— Begin Material —
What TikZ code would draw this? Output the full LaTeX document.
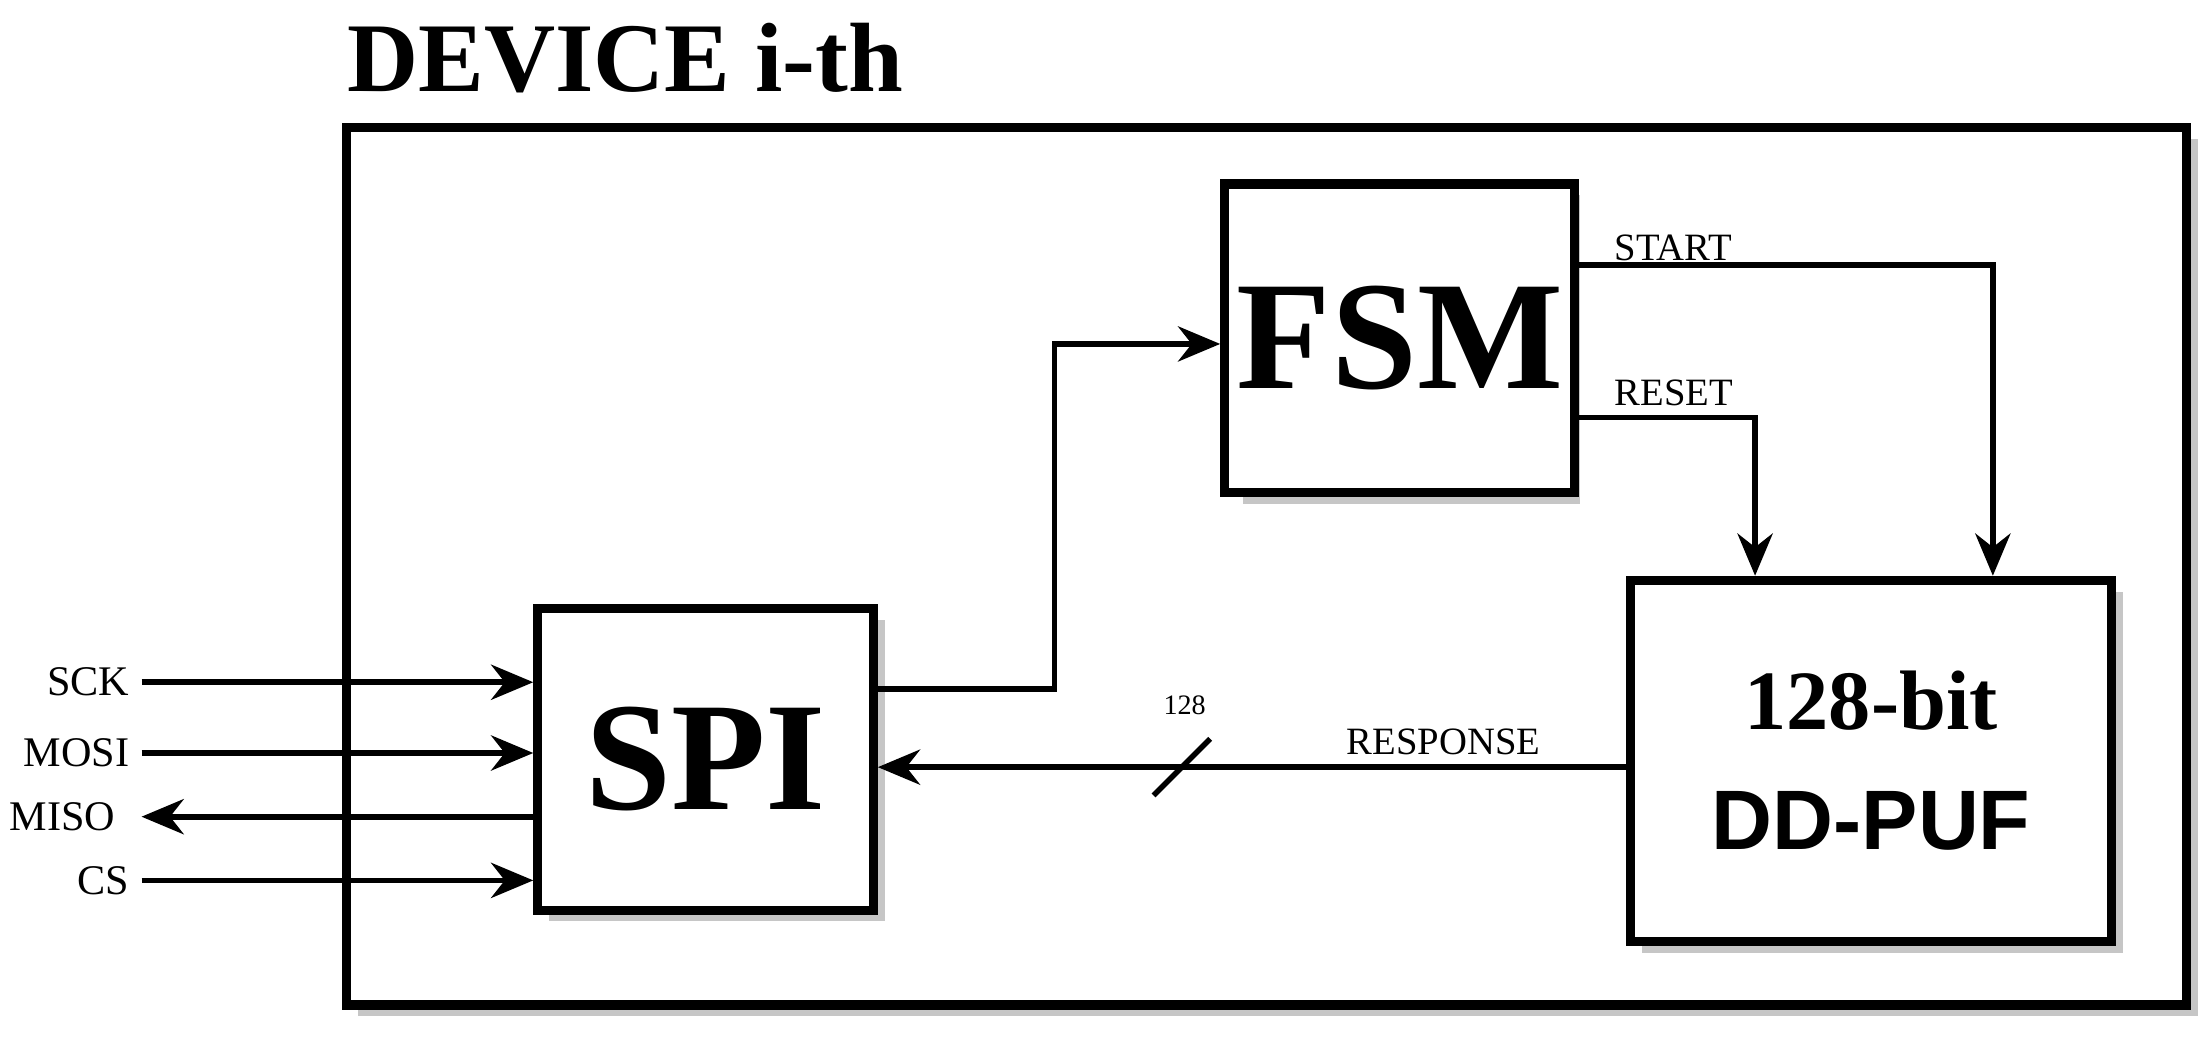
\documentclass[tikz,border=0pt]{standalone}
\usepackage{fontspec}
\setmainfont{Liberation Serif}
\newfontfamily\sansbold{Liberation Sans}
\usetikzlibrary{positioning}
\usetikzlibrary{arrows.meta}
\begin{document}
\begin{tikzpicture}[x=0.01415cm, y=-0.01415cm,
    blk/.style={draw, line width=2.6pt, fill=white},
    sig/.style={line width=1.6pt, -{Stealth[length=12pt,width=10pt]}},
    lbl/.style={font=\fontsize{11}{12}\selectfont, inner sep=1pt}]
        \useasboundingbox (0,0) rectangle (1560,735);
        \node[anchor=south west, inner sep=0pt, font=\bfseries\fontsize{28}{30}\selectfont] (title) at (245,66) {DEVICE i-th};
        % shadows
        \fill[gray!45] (253,98) rectangle (1553,718);
        \draw[blk] (245,90) rectangle (1545,710);
        \fill[gray!45] (878,138) rectangle (1116,356);
        \fill[gray!45] (388,438) rectangle (625,651);
        \fill[gray!45] (1160,418) rectangle (1500,673);
        \node[blk, minimum width=238*0.01415cm, minimum height=218*0.01415cm, font=\bfseries\fontsize{44}{46}\selectfont] (fsm) at (989,239) {FSM};
        \node[blk, minimum width=237*0.01415cm, minimum height=213*0.01415cm, font=\bfseries\fontsize{44}{46}\selectfont] (spi) at (498.5,536.5) {SPI};
        \node[blk, minimum width=340*0.01415cm, minimum height=255*0.01415cm, align=center, font=\bfseries\fontsize{24}{34}\selectfont] (puf) at (1322,537.5) {128-bit\\{\sansbold\bfseries DD-PUF}};
        % external pins
        \foreach \nm/\yy in {sck/482, mosi/532, miso/577, cs/622}
            \coordinate (\nm) at (100,\yy);
        \node[anchor=east, font=\fontsize{12}{14}\selectfont] at (sck) {SCK};
        \node[anchor=east, font=\fontsize{12}{14}\selectfont] at (mosi) {MOSI};
        \node[anchor=east, font=\fontsize{12}{14}\selectfont, xshift=-4pt] at (miso) {MISO};
        \node[anchor=east, font=\fontsize{12}{14}\selectfont] at (cs) {CS};
        \draw[sig] (sck) -- (sck -| spi.west);
        \draw[sig] (mosi) -- (mosi -| spi.west);
        \draw[sig] (miso -| spi.west) -- (miso);
        \draw[sig] (cs) -- (cs -| spi.west);
        % internal signals
        \draw[sig] (spi.east |- 0,487) -- (745,487) -- (745,243) -- (fsm.west |- 0,243);
        \draw[sig] (fsm.east |- 0,187) -- (1408,187) -- (1408,0 |- puf.north);
        \node[lbl, anchor=south west] at (1138,187) {START};
        \draw[sig] (fsm.east |- 0,295) -- (1240,295) -- (1240,0 |- puf.north);
        \node[lbl, anchor=south west] at (1138,290) {RESET};
        \draw[sig] (puf.west |- 0,542) -- (spi.east |- 0,542);
        \draw[line width=1.6pt] (815,562) -- (855,522);
        \node[lbl, font=\fontsize{8}{9}\selectfont] at (837,498) {128};
        \node[lbl, anchor=south] at (1020,536) {RESPONSE};
    \end{tikzpicture}
\end{document}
— End Material —
• Problem requirements:
Count how many lines of the listing above include "draw" and report that number alone.

• Final result:
12